God wants you and me to pay the rent also. God wants us to have righteousness fruit growing in our lives.  The invitation in the parable is for us to pay the rent to the owner of the vineyard, God. And what is the rent? Moral lives of righteousness.

This is not a “work’s righteous” kind of life where we do loving works to be saved. No, not at all. If you are not the owner of your home, paying rent is part of life. That is the way it is: pay the rent or be evicted.

The rent payment that God wants from us is to live a morally righteous life that loves God with all our heart and our neighbors as ourselves.

In this passage, there is not only the threat of God punishing the renters who refused to pay the rent. There is a second threat in this parable in which Jesus teaches that God will find other people who will pay the rent and live moral lives of righteousness. God can and will always find people who will give God his due, who will live lives of goodness, kindness and compassion.

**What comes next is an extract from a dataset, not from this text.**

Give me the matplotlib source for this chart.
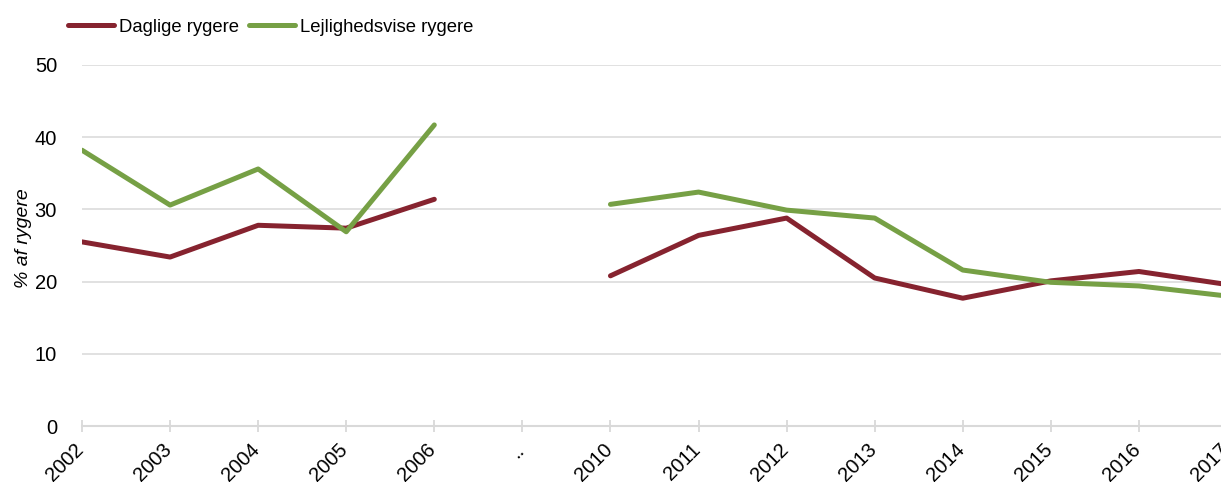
import numpy as np
import matplotlib.pyplot as plt
import matplotlib.transforms as mtransforms

plt.rcParams['font.family'] = ['Liberation Sans', 'DejaVu Sans']

# Data
years = ['2002', '2003', '2004', '2005', '2006', '..',
         '2010', '2011', '2012', '2013', '2014', '2015', '2016', '2017']
daglige = [25.5, 23.4, 27.8, 27.4, 31.4, np.nan,
           20.8, 26.4, 28.8, 20.5, 17.7, 20.1, 21.4, 19.6]
lejlighedsvise = [38.2, 30.6, 35.6, 26.9, 41.7, np.nan,
                  30.7, 32.4, 29.9, 28.8, 21.6, 19.9, 19.4, 18.0]

red = '#86232f'
green = '#76a045'
grid = '#d9d9d9'

fig = plt.figure(figsize=(12.21, 4.82), dpi=100)
ax = fig.add_axes([82 / 1221, 1 - 426 / 482, 1145 / 1221, 361 / 482])

x = np.arange(len(years))
ax.plot(x, daglige, color=red, lw=3.6, label='Daglige rygere', solid_capstyle='round')
ax.plot(x, lejlighedsvise, color=green, lw=3.6, label='Lejlighedsvise rygere', solid_capstyle='round')

ax.set_xlim(0, len(years) - 1)
ax.set_ylim(0, 50)
ax.set_yticks([0, 10, 20, 30, 40, 50])
ax.yaxis.grid(True, color=grid, lw=1.1)
ax.set_axisbelow(True)

for s in ['top', 'right', 'left']:
    ax.spines[s].set_visible(False)
ax.spines['bottom'].set_color(grid)
ax.spines['bottom'].set_linewidth(1.5)

ax.set_xticks(x)
ax.set_xticklabels(years, rotation=45, ha='right', va='top', rotation_mode='anchor')
ax.tick_params(axis='x', direction='inout', length=9, width=1.3, color=grid, pad=7, labelsize=14.5)
ax.tick_params(axis='y', length=0, pad=18, labelsize=14.5)

# nudge rotated year labels left so their ends sit under the ticks
shift = mtransforms.ScaledTranslation(-8 / 100, 2 / 100, fig.dpi_scale_trans)
for lab in ax.get_xticklabels():
    lab.set_transform(lab.get_transform() + shift)

fig.text(24 / 1221, 1 - 238 / 482, '% af rygere', rotation=90, style='italic',
         fontsize=14, ha='center', va='center')

fig.legend(loc='upper left', bbox_to_anchor=(55 / 1221, 0.988), ncol=2, frameon=False,
           fontsize=13.3, handlelength=2.5, handletextpad=0.27, columnspacing=0.55,
           borderaxespad=0.3)

fig.savefig('out.png', dpi=100)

These people may live outside of the walls of the synagogues and churches, but God will find people who pay the rent, who live lives that are not morally perfect nor spiritually impeccable, but lives that are full of compassion and love. God will find those people, regardless of the religious label that they wear on the back of their spiritual shirts, and they will be God’s people.

In the parable today, we can hear the voice of condemnation and punishment. That is, God will kill the unresponsive renters and find others.

Or we can hear the voice of God today within this parable when God says to you and me in this moment:

“Listen to the voices of my messengers that I send to your life.”

“Pay the rent that I expect from you.”

God owns this vineyard of the world we live in. It is God’s. God expects rent, payment, a fee. What is the payment that God, the owner of this world wants from us? Fruit of righteousness.  A life of love and compassion, for God and our neighbors.

To be honest, there are many people who enjoy paying the rent.